Amor y odio
La culpa, en primer lugar, la tenía su belleza. Sus luces de amanecer avistadas al cruzar el Sena al final de una noche de borrachera
He odiado París. Sus taxistas reaccionarios, los camareros huraños en sus cafés, su aire contaminado, sus caniches remolcando burguesas en los barrios del oeste de París. He odiado los Champs-Élysées, la avenida más vulgar del mundo. Me crie en los Pirineos franceses, llegué a los 20 años con zuecos embarrados y lleno de ira contra el mundo y la Ciudad de la Luz. Pero quería hacer cine. Y el cine era París. ¡París! Viví primero en el 14º arrondissement, cerca de la Gare Montparnasse, la estación que lleva hacia el suroeste. Cerca de la salida. Luego poco a poco, sin admitirlo, he odiado un poquito menos esta ciudad.
La culpa, en primer lugar, la tenía su belleza. Sus luces de amanecer avistadas al cruzar el Sena al final de una noche de borrachera. Sus techos de zinc. Sus entradas de metro. Montparnasse. El Museo Bourdelle. Modigliani. Un poco más lejos los innumerables cines del Barrio Latino. Luego me alejé de Montparnasse, abandoné el proyecto de volver al sur con fortuna hecha. No habría ni fortuna ni regreso. Dejé de hacer proyectos. Solté las amarras. Crucé el Sena para siempre. Me instalé en la parte superior de la Goutte d’Or, el barrio africano. Rive droite. Y empecé a amar esta ciudad. Un poco. Sin admitirlo. Crucé el bulevar Barbès hacia el oeste, para ir a Pigalle. Entre sex shops y tiendas de guitarra. Y allí, como en todas partes de París, había historia en cada esquina, aquí la casa de André Breton, aquí el taller de Toulouse-Lautrec, Van Gogh, Pissarro. Allá, la casa descrita en La Petite Bijou, de Modiano. Un poco más allá, la Place de Clichy, sus cines, la brasserie Wepler, donde fui a releer el principio del Voyage au bout de la nuit, que empieza en este lugar. ¡Qué cabrón este Céline, y qué escritor! Y empecé a amar esta ciudad. Seguí amando sus luces al amanecer y el color de sus techos de zinc, pero sobre todo, lo que más me conmovió fue su esencia, su ambiente, su tolerancia. Me gustaba andar anónimo entre la multitud. Me sentía bien. En mi casa. Yo, que siento que no soy de ninguna parte. Dividido entre varias identidades.Sin religión alguna.

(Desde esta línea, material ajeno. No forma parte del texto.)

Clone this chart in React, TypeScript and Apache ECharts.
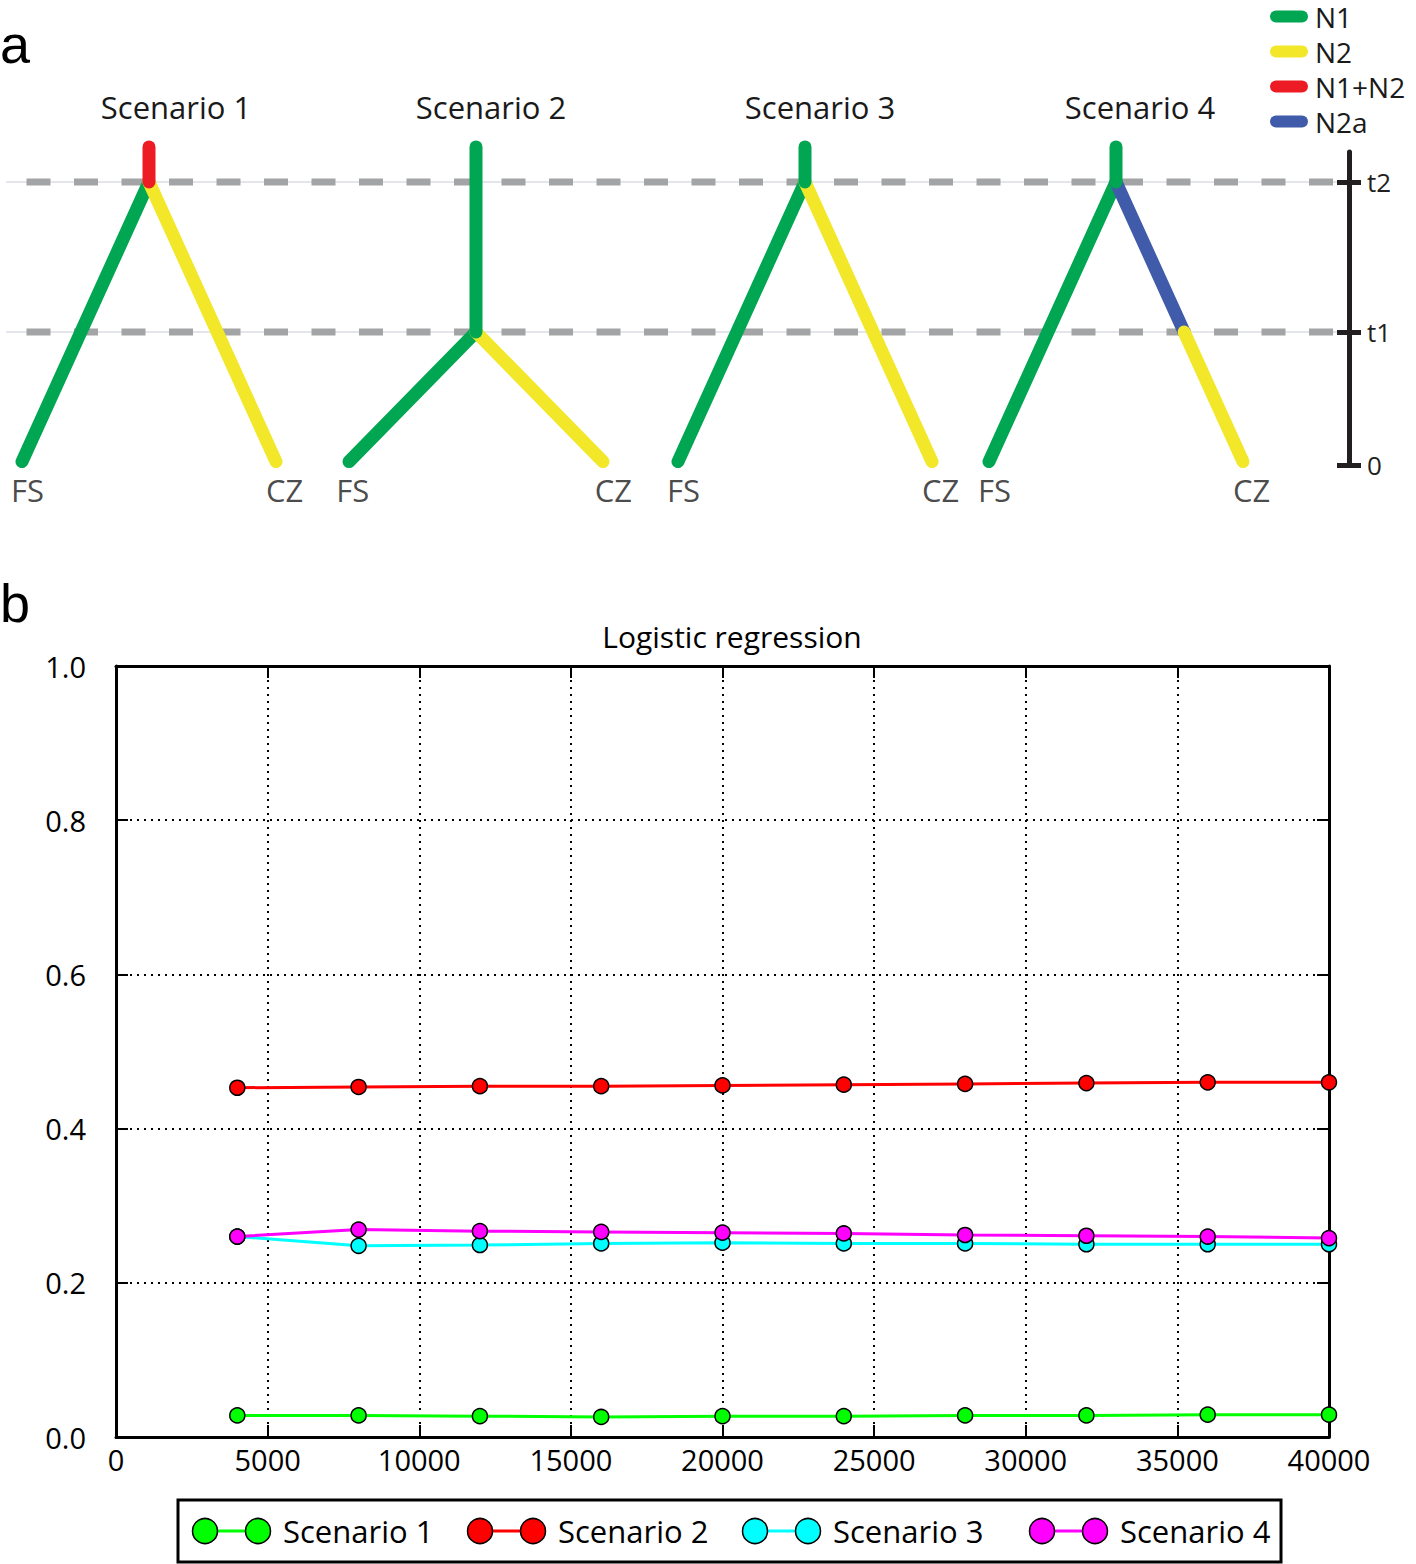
import React, { useEffect, useRef } from 'react';
import * as echarts from 'echarts';

const FONT = '"Open Sans", "Noto Sans", sans-serif';

// ---------- Panel a data ----------
const lineageNames = ['N1', 'N2', 'N1+N2', 'N2a'];
const lineageColors = ['#00a651', '#f2e829', '#ed1c24', '#3f5ba9'];
const timeValues = [0, 0.47, 1.0];
const timeLabels = ['0', 't1', 't2'];
const stemTopTime = 1.124;
const leafTime = 0.012;
const scenarioTitles = ['Scenario 1', 'Scenario 2', 'Scenario 3', 'Scenario 4'];
const scenarioSplitTime = [1.0, 0.47, 1.0, 1.0];
const scenarioStemLineage = ['N1+N2', 'N1', 'N1', 'N1'];
const scenarioFsLineage = ['N1', 'N1', 'N1', 'N1'];
const scenarioCzSegments: [string, number, number][][] = [
  [['N2', 1.0, leafTime]],
  [['N2', 0.47, leafTime]],
  [['N2', 1.0, leafTime]],
  [['N2a', 1.0, 0.47], ['N2', 0.47, leafTime]],
];
const leafLabels = ['FS', 'CZ'];

// ---------- Panel b data ----------
const sampleSizes = [4000, 8000, 12000, 16000, 20000, 24000, 28000, 32000, 36000, 40000];
const seriesNames = ['Scenario 1', 'Scenario 2', 'Scenario 3', 'Scenario 4'];
const scenario1Values = [0.028, 0.028, 0.027, 0.026, 0.027, 0.027, 0.028, 0.028, 0.029, 0.029];
const scenario2Values = [0.453, 0.454, 0.455, 0.455, 0.456, 0.457, 0.458, 0.459, 0.46, 0.46];
const scenario3Values = [0.26, 0.248, 0.249, 0.251, 0.252, 0.251, 0.251, 0.25, 0.25, 0.25];
const scenario4Values = [0.26, 0.269, 0.267, 0.266, 0.265, 0.264, 0.262, 0.261, 0.26, 0.258];
const seriesColors = ['#00ff00', '#ff0000', '#00ffff', '#ff00ff'];
const xTicks = { min: 0, max: 40000, interval: 5000 };
const yTicks = { min: 0, max: 1, interval: 0.2 };

// ---------- layout ----------
const scenarioCenters = [149, 476, 805, 1116];
const branchHalf = 127;
const titleX = [176, 491, 820, 1140];

function colorOf(name: string) {
  return lineageColors[lineageNames.indexOf(name)];
}

function branchX(cx: number, side: number, split: number, t: number) {
  return cx + side * branchHalf * (split - t) / (split - leafTime);
}

function treeSegment(name: string, pts: number[][]) {
  const c = colorOf(name);
  return {
    type: 'line',
    name,
    xAxisIndex: 0,
    yAxisIndex: 0,
    data: pts,
    showSymbol: false,
    symbol: 'none',
    clip: false,
    silent: true,
    itemStyle: { color: c },
    lineStyle: { color: c, width: 13, cap: 'round', join: 'round' },
    z: 5,
  };
}

export default function App() {
  const ref = useRef<HTMLDivElement>(null);

  useEffect(() => {
    if (!ref.current) return;
    const chart = echarts.init(ref.current, undefined, { renderer: 'svg' });

    const series: any[] = [];

    // dashed time guides
    [timeValues[2], timeValues[1]].forEach((t) => {
      series.push({
        type: 'line', xAxisIndex: 0, yAxisIndex: 0, silent: true, symbol: 'none', clip: false,
        data: [[6, t], [1337, t]],
        lineStyle: { color: '#c9ccd6', width: 1 }, z: 1,
      });
      series.push({
        type: 'line', xAxisIndex: 0, yAxisIndex: 0, silent: true, symbol: 'none', clip: false,
        data: [[6, t], [1336, t]],
        lineStyle: { color: '#a3a4a6', width: 7, type: [24, 23.5], dashOffset: 26.5 }, z: 2,
      });
    });

    // trees
    scenarioCenters.forEach((cx, i) => {
      const split = scenarioSplitTime[i];
      series.push(treeSegment(scenarioFsLineage[i], [
        [cx, split], [branchX(cx, -1, split, leafTime), leafTime],
      ]));
      scenarioCzSegments[i].forEach(([name, t0, t1]) => {
        series.push(treeSegment(name, [
          [branchX(cx, 1, split, t0), t0], [branchX(cx, 1, split, t1), t1],
        ]));
      });
      series.push(treeSegment(scenarioStemLineage[i], [[cx, split], [cx, stemTopTime]]));
    });

    // leaf labels
    const leafData: any[] = [];
    scenarioCenters.forEach((cx, i) => {
      const split = scenarioSplitTime[i];
      leafData.push([branchX(cx, -1, split, 0), 0, leafLabels[0]]);
      leafData.push([branchX(cx, 1, split, 0), 0, leafLabels[1]]);
    });
    series.push({
      type: 'scatter', xAxisIndex: 0, yAxisIndex: 0, silent: true, clip: false,
      data: leafData, symbolSize: 1, itemStyle: { color: 'rgba(0,0,0,0)' },
      label: {
        show: true, position: 'inside', offset: [7, 25],
        formatter: (p: any) => p.value[2],
        fontSize: 31, fontFamily: FONT, color: '#1a1a1a',
      },
    });

    // panel b series
    const values = [scenario1Values, scenario2Values, scenario3Values, scenario4Values];
    values.forEach((vals, i) => {
      series.push({
        type: 'line', name: seriesNames[i], xAxisIndex: 1, yAxisIndex: 2,
        data: sampleSizes.map((x, j) => [x, vals[j]]),
        symbol: 'circle', symbolSize: 15, showSymbol: true,
        lineStyle: { color: seriesColors[i], width: 3 },
        itemStyle: { color: seriesColors[i], borderColor: '#000', borderWidth: 1.5 },
        z: 3 + i,
      });
    });

    const dotted = { show: true, lineStyle: { color: '#000', width: 2, type: [2, 5] } };

    const legendGraphic: any[] = [
      {
        type: 'rect', shape: { x: 178, y: 1500, width: 1103, height: 62 },
        style: { fill: '#fff', stroke: '#000', lineWidth: 3 },
      },
    ];
    const legendIconX = [205, 480, 755, 1042];
    legendIconX.forEach((x0, i) => {
      legendGraphic.push({
        type: 'line', shape: { x1: x0, y1: 1531, x2: x0 + 53, y2: 1531 },
        style: { stroke: seriesColors[i], lineWidth: 3 },
      });
      [x0, x0 + 53].forEach((cx) => {
        legendGraphic.push({
          type: 'circle', shape: { cx, cy: 1531, r: 12.5 },
          style: { fill: seriesColors[i], stroke: '#000', lineWidth: 1.5 },
        });
      });
      legendGraphic.push({
        type: 'text', x: x0 + 78, y: 1531,
        style: {
          text: seriesNames[i], fontSize: 31, fontFamily: FONT, fill: '#000',
          textAlign: 'left', textVerticalAlign: 'middle',
        },
      });
    });

    const option: any = {
      animation: false,
      backgroundColor: '#ffffff',
      textStyle: { fontFamily: FONT },
      legend: {
        data: lineageNames,
        orient: 'vertical',
        left: 1270,
        top: 2,
        padding: 0,
        itemGap: 6,
        itemWidth: 38,
        itemHeight: 12,
        selectedMode: false,
        icon: 'path://M6,0 L32,0 A6,6 0 0 1 32,12 L6,12 A6,6 0 0 1 6,0 Z',
        textStyle: { fontSize: 28, lineHeight: 29, fontFamily: FONT, color: '#1a1a1a', padding: [0, 0, 0, 2] },
      },
      grid: [
        { left: 0, top: 152, width: 1349, height: 313 },
        { left: 116, top: 666, width: 1213, height: 771 },
      ],
      xAxis: [
        { type: 'value', gridIndex: 0, min: 0, max: 1349, show: false },
        {
          type: 'value', gridIndex: 1, min: xTicks.min, max: xTicks.max, interval: xTicks.interval,
          axisLine: { show: true, onZero: false, lineStyle: { color: '#000', width: 3 } },
          axisTick: { show: true, inside: true, length: 12, lineStyle: { color: '#000', width: 2 } },
          axisLabel: { fontSize: 29, fontFamily: FONT, color: '#000', margin: 8, formatter: (v: number) => String(v) },
          splitLine: dotted,
        },
        {
          type: 'value', gridIndex: 1, position: 'top', min: xTicks.min, max: xTicks.max, interval: xTicks.interval,
          axisLine: { show: true, onZero: false, lineStyle: { color: '#000', width: 3 } },
          axisTick: { show: true, inside: true, length: 12, lineStyle: { color: '#000', width: 2 } },
          axisLabel: { show: false },
          splitLine: { show: false },
        },
      ],
      yAxis: [
        {
          type: 'value', gridIndex: 0, position: 'right', min: 0, max: 1.106,
          axisLine: { show: true, onZero: false, lineStyle: { color: '#231f20', width: 5 } },
          axisTick: { show: true, customValues: timeValues, length: 12, lineStyle: { color: '#231f20', width: 5 } },
          axisLabel: {
            show: true, customValues: timeValues, margin: 18, fontSize: 26, fontFamily: FONT, color: '#231f20',
            padding: [0, 0, 8, 0],
            formatter: (v: number) => {
              let best = 0;
              timeValues.forEach((tv, k) => { if (Math.abs(tv - v) < Math.abs(timeValues[best] - v)) best = k; });
              return timeLabels[best];
            },
          },
          splitLine: { show: false },
        },
        {
          type: 'value', gridIndex: 0, position: 'right', min: 0, max: 1.106,
          axisLine: { show: false, onZero: false },
          axisTick: { show: true, inside: true, customValues: timeValues, length: 12, lineStyle: { color: '#231f20', width: 5 } },
          axisLabel: { show: false },
          splitLine: { show: false },
        },
        {
          type: 'value', gridIndex: 1, min: yTicks.min, max: yTicks.max, interval: yTicks.interval,
          axisLine: { show: true, onZero: false, lineStyle: { color: '#000', width: 3 } },
          axisTick: { show: true, inside: true, length: 12, lineStyle: { color: '#000', width: 2 } },
          axisLabel: { fontSize: 29, fontFamily: FONT, color: '#000', margin: 30, formatter: (v: number) => v.toFixed(1) },
          splitLine: dotted,
        },
        {
          type: 'value', gridIndex: 1, position: 'right', min: yTicks.min, max: yTicks.max, interval: yTicks.interval,
          axisLine: { show: true, onZero: false, lineStyle: { color: '#000', width: 3 } },
          axisTick: { show: true, inside: true, length: 12, lineStyle: { color: '#000', width: 2 } },
          axisLabel: { show: false },
          splitLine: { show: false },
        },
      ],
      graphic: [
        {
          type: 'text', x: 0, y: 44,
          style: { text: 'a', fontSize: 54, fontFamily: '"Liberation Sans", Arial, sans-serif', fill: '#000', textVerticalAlign: 'middle' },
        },
        {
          type: 'text', x: 0, y: 603,
          style: { text: 'b', fontSize: 54, fontFamily: '"Liberation Sans", Arial, sans-serif', fill: '#000', textVerticalAlign: 'middle' },
        },
        ...scenarioTitles.map((t, i) => ({
          type: 'text', x: titleX[i], y: 107,
          style: { text: t, fontSize: 31, fontFamily: FONT, fill: '#1a1a1a', textAlign: 'center', textVerticalAlign: 'middle' },
        })),
        {
          type: 'text', x: 732, y: 636,
          style: { text: 'Logistic regression', fontSize: 30, fontFamily: FONT, fill: '#000', textAlign: 'center', textVerticalAlign: 'middle' },
        },
        ...legendGraphic,
      ],
      series,
    };

    chart.setOption(option);
    return () => chart.dispose();
  }, []);

  return (
    <div
      ref={ref}
      style={{ position: 'absolute', left: 0, top: 0, width: 1416, height: 1564, background: '#fff' }}
    />
  );
}
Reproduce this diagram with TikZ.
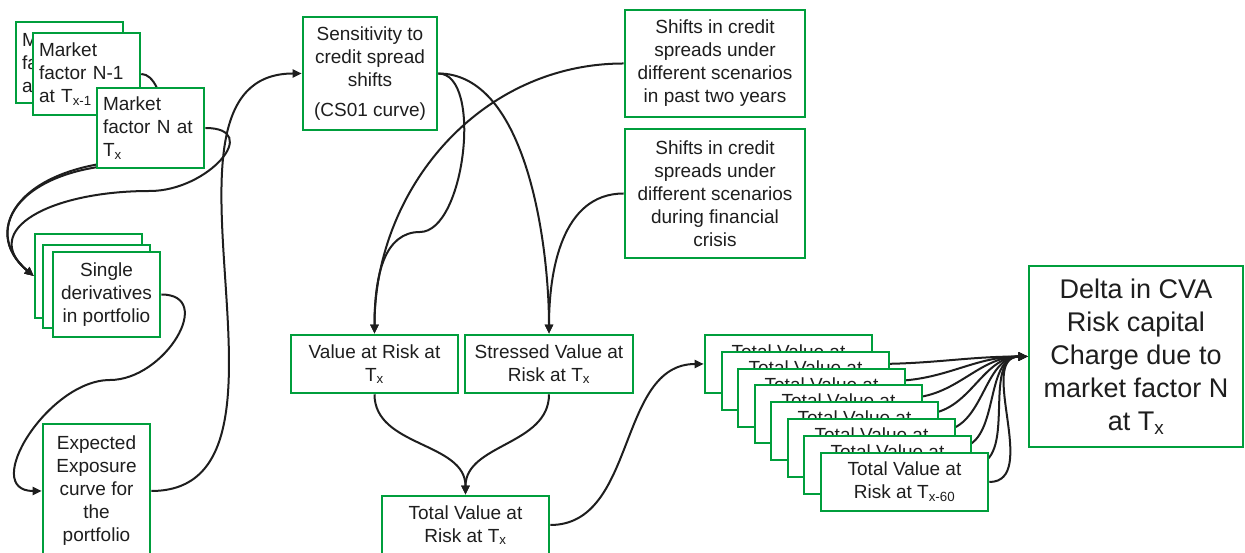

París no te juzga. De Pigalle, subí a Montmartre, Picasso, Van Gogh, pisos amueblados, varios hoteles a discreción de las tormentas de la vida. Empecé a amar esta ciudad, mucho, empecé a rendirme, mis hijos nacieron aquí, crecieron aquí. Se esfumó mi odio por los Champs-Élysées y los caniches. Finalmente me mudé al 10º arrondissement, impulsado por las rentas caras de Montmartre. No muy lejos del canal Saint-Martin. “Atmosphère, atmosphère, est-ce que j’ai une gueule d’atmosphère ?” (ambiente, ambiente, ¿es que tengo una resaca de ambiente?), decía Arletty en Hôtel du Nord. Me gustaba tanto París que me reconcilié con mis orígenes, ya que París no los disuelve. No categoriza. Me enamoré de esta ciudad. Es mi ciudad. La ciudad de millones de personas, quienes como yo van elaborando sus trayectorias anónimas y efímeras en este hormiguero, independientemente de su país de origen, de su lengua, de su religión.
Me encanta esta ciudad. Siempre me ha gustado esta ciudad. ¿Cómo es posible no amarla? Hay que ser gilipollas para no amarla. Su canal, cerca de la Place de la République. Sus cafés. Sus terrazas. Sus teatros, museos, salas de conciertos a las que estoy orgulloso de que mis hijos vayan. Me encanta esta ciudad tanto como los asesinos la odian. La amo con un amor ahora lleno del dolor de cientos de familias. En el momento en que escribo estas líneas irrisorias, el sonido de las sirenas aún resuena. Las lágrimas siguen fluyendo. Mujeres y hombres fueron asesinados, heridos, por ser parisienses, por las exactas razones que me hacen – nos hacen– amar esta ciudad, esta vida, este país. Muertes crueles, inútiles, absurdas. Abigarrada ciudad, cosmopolita, festiva, llena de historia y de mierda de perro. Llena de vida. De miedo. De amor.